U2 tickets on resale sites for over €1,000

Tickets for U2’s Joshua Tree 30th anniversary concert in Croke Park next July are appearing on resale websites at prices of more than €1,000 each, prompting fresh calls for anti-touting legislation.

U2 tickets on resale sites for over €1,000

Tickets for U2’s Joshua Tree 30th anniversary concert in Croke Park next July are appearing on resale websites at prices of more than €1,000 each, prompting fresh calls for anti-touting legislation, writes Joe Leogue.

Ticketmaster sold its allocation for the concert within two hours yesterday, yet tickets appeared on Seatwave — a Ticketmaster company that allows buyers to resell their tickets and decide the price — for between €330 and €1,020 by lunchtime.

The tickets were sold by Ticketmaster at face value prices of between €39 and €186.

However, two tickets on Seatwave yesterday were on sale for €1,019.34 each for seats in the lower tier of Croke Park’s Davin Stand. The pair of tickets, along with Seatwave’s €306.64 booking fee, would cost a potential buyer €2,345.32 in total.

Ticketmaster had stated that tickets in the Davin Stand lower tier were €76 each.

In response to the high resale prices quoted, Fine Gael Dublin North West TD Noel Rock said he was hopeful that an anti-touting bill he has previously proposed would be debated soon.

“In effect, I’m proposing for an end to above face value ticket reselling,” Mr Rock told the Irish Examiner.

“Most sporting organisations explicitly favour this already. It’s quite clear that this is happening in a far more frequent and formalised way than ever before, and the public are rightly annoyed by it.

“In Belgium, anti-touting laws were enacted and — following that — the Ticketmaster-owned reselling site Seatwave closed down. We can and should replicate that here.”

Independent Wicklow and East Carlow TD Stephen Donnelly also tweeted that he wants to look at potential anti-tout legislation.

U2 fan Martin Shanahan with his tickets. Picture: Kinlan Photography
U2 fan Martin Shanahan with his tickets. Picture: Kinlan Photography

A spokesperson for Ticketmaster would not comment on such proposed legislation.

“U2’s The Joshua Tree tour has been exceptionally popular,” said the spokesperson. “With artists of this stature, demand often far outstrips the supply of tickets. Ticketmaster is committed to the overall ticket buying process to ensure artists get tickets into the hands of fans and never places tickets on secondary market sites.”

With or without U2 as gig sells out

A second U2 concert will not be added after tickets to its July 22 gig in Croke Park were snapped up, writes Joyce Fegan and Joe Leogue.

Furthermore, no more tickets for the July date will be released.

“All the tickets have been sold and there will be no more on sale, there is only one date,” a spokesperson for the band told the Irish Examiner.
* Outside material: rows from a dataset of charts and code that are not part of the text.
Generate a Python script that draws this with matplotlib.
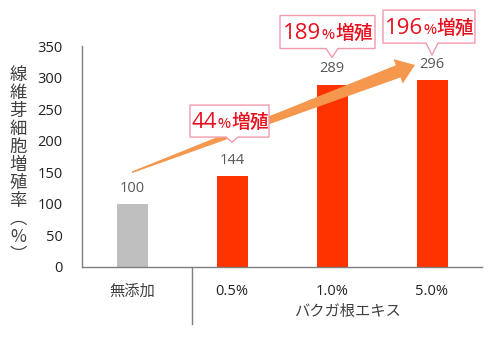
import numpy as np
import matplotlib
matplotlib.use("Agg")
import matplotlib.pyplot as plt
from matplotlib.patches import Polygon

plt.rcParams["font.family"] = ["Open Sans", "Noto Sans CJK JP", "DejaVu Sans"]
CJK = ["Noto Sans CJK JP", "DejaVu Sans"]

# データ
categories = ["無添加", "0.5%", "1.0%", "5.0%"]
values = [100, 144, 289, 296]
increase = [None, 44, 189, 196]
group_label = "バクガ根エキス"
ylabel = "線維芽細胞増殖率︵%︶"
yticks = [0, 50, 100, 150, 200, 250, 300, 350]

BAR_COLORS = ["#BFBFBF", "#FF3300", "#FF3300", "#FF3300"]
RED = "#E8101E"
PINK = "#F29AAE"
ARROW = "#F5984E"
GRAY_TXT = "#595959"

W, H = 496, 338
fig = plt.figure(figsize=(W / 100, H / 100), dpi=100)
ax = fig.add_axes([82 / W, 71 / H, 400 / W, 221 / H])

x = np.arange(len(categories))
ax.bar(x, values, width=0.31, color=BAR_COLORS, zorder=2)
ax.set_xlim(-0.5, len(categories) - 0.5)
ax.set_ylim(0, 350)
ax.set_yticks(yticks)
ax.set_xticks([])
ax.tick_params(axis="y", length=0, pad=14, labelsize=10.5, labelcolor="#222222")
for s in ["top", "right"]:
    ax.spines[s].set_visible(False)
for s in ["left", "bottom"]:
    ax.spines[s].set_color("#7F7F7F")
    ax.spines[s].set_linewidth(1.0)

# 値ラベル
for xi, v in zip(x, values):
    ax.annotate(str(v), (xi, v), xytext=(0, 6), textcoords="offset points",
                ha="center", va="bottom", fontsize=10.5, color=GRAY_TXT)

# カテゴリラベル
for xi, c in zip(x, categories):
    ax.text(xi, -0.11, c, transform=ax.get_xaxis_transform(), ha="center", va="center",
            fontsize=11 if xi == 0 else 10.5, color="#404040" if xi == 0 else "#222222",
            family=CJK if xi == 0 else None)
ax.text(2.15, -0.2, group_label, transform=ax.get_xaxis_transform(),
        ha="center", va="center", fontsize=11, color="#404040", family=CJK)
# 区切り線
ax.plot([0.6, 0.6], [0, -0.26], transform=ax.get_xaxis_transform(),
        color="#7F7F7F", lw=1.0, clip_on=False)

# 縦書きの軸ラベル
fig.text(18 / W, 1 - 165 / H, "\n".join(ylabel), ha="center", va="center",
         fontsize=12.5, color="#404040", linespacing=1.0, family=CJK)

fig.canvas.draw()
renderer = fig.canvas.get_renderer()
to_px = ax.transData.transform

# 増加を示す矢印（先細りの尾）
p0 = to_px((0.0, 150))
p1 = to_px((2.83, 320))
d = (p1 - p0) / np.linalg.norm(p1 - p0)
n = np.array([-d[1], d[0]])
head_len, head_w, tail_w, neck_w = 18, 13, 0.8, 6.5
neck = p1 - d * head_len
arrow_pts = [p0 + n * tail_w, neck + n * neck_w, neck + n * head_w, p1,
             neck - n * head_w, neck - n * neck_w, p0 - n * tail_w]
fig.patches.append(Polygon(arrow_pts, closed=True, facecolor=ARROW, edgecolor="none",
                           transform=None, zorder=3))

# 吹き出し
boxes = {1: (34, -42, 37, 5, 32), 2: (27, -52, 43, 9, 33), 3: (25, -49, 43, 12, 33)}
for i, (lift, left, right, gap, bh) in boxes.items():
    bx, by = to_px((i, values[i]))
    tip = np.array([bx, by + lift])
    b = tip[1] + gap
    pts = [tip, (tip[0] + 6, b), (tip[0] + right, b), (tip[0] + right, b + bh),
           (tip[0] + left, b + bh), (tip[0] + left, b), (tip[0] - 6, b)]
    fig.patches.append(Polygon(pts, closed=True, facecolor="white", edgecolor=PINK,
                               lw=1.0, transform=None, zorder=5))
    parts = [(str(increase[i]), 16, None), ("%", 10, CJK), ("増殖", 13.5, CJK)]
    texts = []
    for s, fs, fam in parts:
        t = fig.text(0, 0, s, fontsize=fs, color=RED, ha="left", va="baseline",
                     transform=None, zorder=6, family=fam, weight="medium")
        texts.append(t)
    widths = [t.get_window_extent(renderer).width for t in texts]
    cx = tip[0] + (left + right) / 2
    xs = cx - sum(widths) / 2
    base = b + bh / 2 - 7
    for t, w in zip(texts, widths):
        t.set_position((xs, base))
        xs += w + 0.5

fig.savefig("out.png", dpi=100)
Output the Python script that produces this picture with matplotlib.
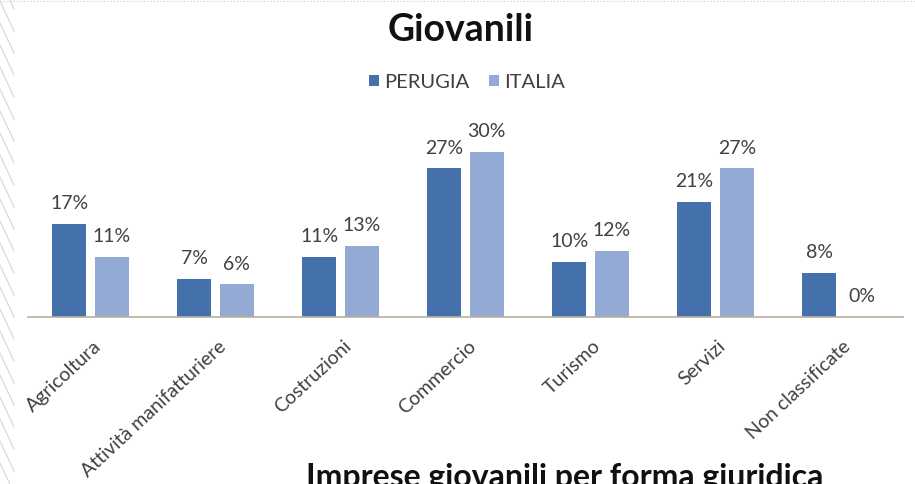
import matplotlib
matplotlib.use("Agg")
import matplotlib.pyplot as plt
import matplotlib.transforms as mtransforms
import numpy as np
from matplotlib.lines import Line2D

categories = ["Agricoltura", "Attività manifatturiere", "Costruzioni", "Commercio",
              "Turismo", "Servizi", "Non classificate"]
perugia = [17, 7, 11, 27, 10, 21, 8]
italia = [11, 6, 13, 30, 12, 27, 0]

c_perugia = "#4470AC"
c_italia = "#93ABD4"
text_col = "#404040"

plt.rcParams["font.family"] = ["Lato", "DejaVu Sans"]

fig = plt.figure(figsize=(9.15, 4.85), dpi=100)
ax = fig.add_axes([28 / 915, 1 - 318 / 485, 875 / 915, 192.5 / 485])

x = np.arange(len(categories))
w = 0.27
off = 0.17
b1 = ax.bar(x - off, perugia, w, color=c_perugia, label="PERUGIA")
b2 = ax.bar(x + off, italia, w, color=c_italia, label="ITALIA")

for bars, vals in ((b1, perugia), (b2, italia)):
    for r, v in zip(bars, vals):
        ax.annotate(f"{v}%", (r.get_x() + r.get_width() / 2, v),
                    xytext=(0, 9), textcoords="offset points",
                    ha="center", va="bottom", fontsize=14, color=text_col)

ax.set_xlim(-0.5, len(categories) - 0.5)
ax.set_ylim(0, 35)
ax.set_yticks([])
for s in ("top", "right", "left"):
    ax.spines[s].set_visible(False)
ax.spines["bottom"].set_color("#B8B0A0")
ax.spines["bottom"].set_linewidth(1.2)
ax.set_xticks(x)
ax.set_xticklabels(categories, rotation=43, ha="right", rotation_mode="anchor",
                   fontsize=14, color=text_col)
ax.tick_params(axis="x", length=0, pad=14)
shift = mtransforms.ScaledTranslation(2 / 100, 0, fig.dpi_scale_trans)
for lab in ax.get_xticklabels():
    lab.set_transform(lab.get_transform() + shift)

fig.text(461 / 915, 1 - 30 / 485, "Giovanili", ha="center", va="center",
         fontsize=27, fontweight="bold", color="#111111")

fig.legend(handles=[b1, b2], labels=["PERUGIA", "ITALIA"], loc="center",
           bbox_to_anchor=(467 / 915, 1 - 83 / 485), ncol=2, frameon=False,
           fontsize=14.5, handlelength=0.5, handleheight=0.5, handletextpad=0.25,
           columnspacing=1.0, labelcolor=text_col)

fig.text(565 / 915, 1 - 463 / 485, "Imprese giovanili per forma giuridica",
         ha="center", va="top", fontsize=23, fontweight="bold", color="#111111")

# slide border decorations: dotted top rule and diagonal hatching on the left edge
fig.add_artist(Line2D([0, 1], [1 - 2 / 485, 1 - 2 / 485], transform=fig.transFigure,
                      color="#C8C8C8", lw=0.8, ls=(0, (1, 2))))
for y0 in np.arange(-20, 485, 22):
    fig.add_artist(Line2D([0, 14 / 915], [1 - y0 / 485, 1 - (y0 + 30) / 485],
                          transform=fig.transFigure, color="#D0D0D0", lw=0.7))

fig.savefig("out.png", dpi=100)
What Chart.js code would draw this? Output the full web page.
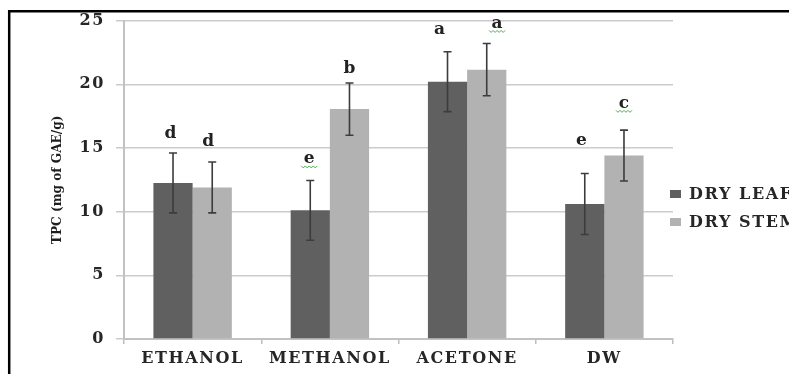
<!DOCTYPE html>
<html>
<head>
<meta charset="utf-8">
<title>TPC of dry leaf and dry stem extracts</title>
<script src="https://cdn.jsdelivr.net/npm/chart.js@4/dist/chart.umd.min.js"></script>
<style>
  html, body { margin: 0; padding: 0; background: #ffffff; overflow: hidden; }
  #wrap { width: 789px; height: 374px; position: relative; }
</style>
</head>
<body>
<div id="wrap"><canvas id="chart" width="789" height="374"></canvas></div>
<script>
// Extraction solvents on the x axis
const categories = ['ETHANOL', 'METHANOL', 'ACETONE', 'DW'];
const seriesNames = ['DRY LEAF', 'DRY STEM'];

// Mean total phenolic content (mg GAE/g) and its error
const leafValues = [12.25, 10.1, 20.2, 10.6];
const stemValues = [11.9, 18.05, 21.15, 14.4];
const leafErrors = [2.35, 2.35, 2.35, 2.4];
const stemErrors = [2.0, 2.05, 2.05, 2.0];

// Significance letters written over each bar
const leafLetters = ['d', 'e', 'a', 'e'];
const stemLetters = ['d', 'b', 'a', 'c'];

// Value axis ticks
const yTicks = [0, 5, 10, 15, 20, 25];

const SERIF = "'DejaVu Serif', 'Liberation Serif', serif";
const LABEL_SPACING = '1.6px';

// Error bars with caps, drawn from each dataset's own errors
const errorBarPlugin = {
  id: 'errorBars',
  afterDatasetsDraw(chart) {
    const ctx = chart.ctx;
    const y = chart.scales.y;
    ctx.save();
    ctx.strokeStyle = '#3c3c3c';
    ctx.lineWidth = 1.6;
    chart.data.datasets.forEach((ds, di) => {
      const meta = chart.getDatasetMeta(di);
      meta.data.forEach((bar, i) => {
        const v = ds.data[i], e = ds.errors[i];
        const top = y.getPixelForValue(v + e);
        const bot = y.getPixelForValue(v - e);
        const cap = 4;
        ctx.beginPath();
        ctx.moveTo(bar.x, top); ctx.lineTo(bar.x, bot);
        ctx.moveTo(bar.x - cap, top); ctx.lineTo(bar.x + cap, top);
        ctx.moveTo(bar.x - cap, bot); ctx.lineTo(bar.x + cap, bot);
        ctx.stroke();
      });
    });
    ctx.restore();
  }
};

// Letters above the error bars, some carrying a wavy underline
const letterPlugin = {
  id: 'sigLetters',
  afterDatasetsDraw(chart, args, opts) {
    const ctx = chart.ctx;
    const y = chart.scales.y;
    ctx.save();
    ctx.letterSpacing = '0px';
    ctx.font = 'bold 17px ' + SERIF;
    ctx.textAlign = 'center';
    ctx.textBaseline = 'alphabetic';
    chart.data.datasets.forEach((ds, di) => {
      const meta = chart.getDatasetMeta(di);
      meta.data.forEach((bar, i) => {
        const top = y.getPixelForValue(ds.data[i] + ds.errors[i]);
        const bx = bar.x + opts.dx[di][i];
        const by = top - opts.lift[di][i];
        ctx.fillStyle = '#222222';
        ctx.fillText(ds.letters[i], bx, by);
        if (opts.wavy[di][i]) {
          ctx.strokeStyle = '#4caf50';
          ctx.lineWidth = 1;
          ctx.beginPath();
          const w = 16, x0 = bx - w / 2, yy = by + 3;
          for (let k = 0; k <= 8; k++) {
            const px = x0 + k * w / 8;
            const py = yy + (k % 2 ? 1.5 : -0.5);
            if (k === 0) ctx.moveTo(px, py); else ctx.lineTo(px, py);
          }
          ctx.stroke();
        }
      });
    });
    ctx.restore();
  }
};

// Legend at the right edge, frame lines, and wide label spacing
const framePlugin = {
  id: 'frame',
  beforeDraw(chart) {
    const ctx = chart.ctx;
    ctx.save();
    ctx.fillStyle = '#ffffff';
    ctx.fillRect(0, 0, chart.width, chart.height);
    ctx.restore();
    ctx.letterSpacing = LABEL_SPACING;
    const ys = chart.scales.y;
    if (ys && !ys.__plainTitle) {
      const orig = ys.drawTitle.bind(ys);
      ys.drawTitle = function () {
        const c = this.ctx;
        const prev = c.letterSpacing;
        c.letterSpacing = '0px';
        orig();
        c.letterSpacing = prev;
      };
      ys.__plainTitle = true;
    }
  },
  afterDraw(chart, args, opts) {
    const ctx = chart.ctx;
    ctx.save();
    // legend
    ctx.letterSpacing = LABEL_SPACING;
    ctx.font = 'bold 16px ' + SERIF;
    ctx.textAlign = 'left';
    ctx.textBaseline = 'middle';
    chart.data.datasets.forEach((ds, di) => {
      const cy = opts.legendY[di];
      ctx.fillStyle = ds.backgroundColor;
      ctx.fillRect(opts.legendX, cy - 4, 11, 8);
      ctx.fillStyle = '#262626';
      ctx.fillText(ds.label, opts.legendX + 19, cy + 0.5);
    });
    // frame
    ctx.strokeStyle = '#000000';
    ctx.lineWidth = 2.5;
    ctx.beginPath();
    ctx.moveTo(9.2, chart.height); ctx.lineTo(9.2, 11.2); ctx.lineTo(chart.width, 11.2);
    ctx.stroke();
    ctx.restore();
  }
};

new Chart(document.getElementById('chart'), {
  type: 'bar',
  data: {
    labels: categories,
    datasets: [
      { label: seriesNames[0], data: leafValues, errors: leafErrors, letters: leafLetters,
        backgroundColor: '#606060' },
      { label: seriesNames[1], data: stemValues, errors: stemErrors, letters: stemLetters,
        backgroundColor: '#b2b2b2' }
    ]
  },
  options: {
    responsive: false,
    animation: false,
    devicePixelRatio: 1,
    layout: { padding: { left: 0, top: 20, right: 116, bottom: 0 } },
    datasets: { bar: { categoryPercentage: 2 / 3.5, barPercentage: 1.0, borderWidth: 0 } },
    plugins: {
      legend: { display: false },
      tooltip: { enabled: false },
      sigLetters: {
        lift: [[15, 17, 17.7, 28.3], [16, 10, 15.6, 22.3]],
        dx: [[-2.5, -1, -8, -3.3], [-4, 0, 10.4, 0]],
        wavy: [[false, true, false, false], [false, false, true, true]]
      },
      frame: { legendX: 670, legendY: [194, 222] }
    },
    scales: {
      x: {
        grid: { display: true, drawOnChartArea: false, drawTicks: true, tickLength: 5,
                color: '#bdbdbd', lineWidth: 1.5, offset: true },
        border: { display: true, color: '#c2c2c2', width: 2 },
        ticks: { font: { family: SERIF, size: 16, weight: 'bold' }, color: '#262626',
                 padding: 5, maxRotation: 0, autoSkip: false },
        afterFit(s) { s.height = 35; }
      },
      y: {
        min: 0, max: 25,
        afterBuildTicks(s) { s.ticks = yTicks.map(v => ({ value: v })); },
        grid: { color: '#cbcbcb', lineWidth: 1.5, tickLength: 8 },
        border: { display: true, color: '#c2c2c2', width: 2 },
        ticks: { font: { family: SERIF, size: 16, weight: 'bold' }, color: '#262626', padding: 11 },
        title: {
          display: true,
          text: 'TPC (mg of GAE/g)',
          color: '#1e1e1e',
          font: { family: "'DejaVu Serif Condensed', 'Liberation Sans Narrow', serif", size: 13.5, weight: 'bold' },
          padding: { top: 49, bottom: 0 }
        },
        afterFit(s) { s.width = 124; }
      }
    }
  },
  plugins: [errorBarPlugin, letterPlugin, framePlugin]
});
</script>
</body>
</html>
With a capacity of 78,000 fans, the Croke Park concert, which marks the 30th anniversary of U2’s album The Joshua Tree, sold out shortly after tickets went on sale yesterday morning.

Reports suggested that the concert sold out in under six minutes, however, the spokesperson for the band waited until after 11am to announce the news. Tickets officially went on sale at 9am.

Fans who were left disappointed hoped that either more tickets or another date would be announced at Croke Park, however, the band’s spokesperson quelled such rumours.

Croke Park has permission to host three outdoor concerts per year. So far two of those have been filled, one by U2 and the other by Coldplay. A third concert has yet to be announced.

Disappointed fans then started an online petition to bring the band to Cork’s revamped Páirc Uí Chaoimh stadium.

“We, the undersigned, petition U2 to play Cork City, Ireland. As Bono said in 1987 the first time he felt he was in a band was in Cork City. U2 have a long heritage of playing in Cork dating back to the late 1970s in the Arcadia Ballroom.

“In anticipation of this concert we built a motorway from Dublin to Cork, the Jack Lynch tunnel and rebuilt the Páirc Uí Chaoimh stadium,” read a statement on the site.

However, of those fans who did manage to get tickets for the July gig, it seems queuing in person paid off.

Vincent Kearns was one such fan who bought tickets in person. Queuing since Friday afternoon, he was the first to purchase his tickets yesterday morning.

“I feel like the child in Willie Wonka who got the golden ticket. I’ve seen them 72 times,” he said.

Second in line was Dave Griffiths, who has seen the band play 30 times and saw them perform in Croke Park on the original The Joshua Tree tour in 1987.

“It was so worth queueing since 11am on Saturday morning,” he said.

Unhappy fans, on the other hand, took to social media to vent their rage at some websites which were selling tickets above face value.

Meanwhile, hotel beds are now at a premium for the July date, with one night’s accommodation now costing more than €1,000 in a city centre establishment.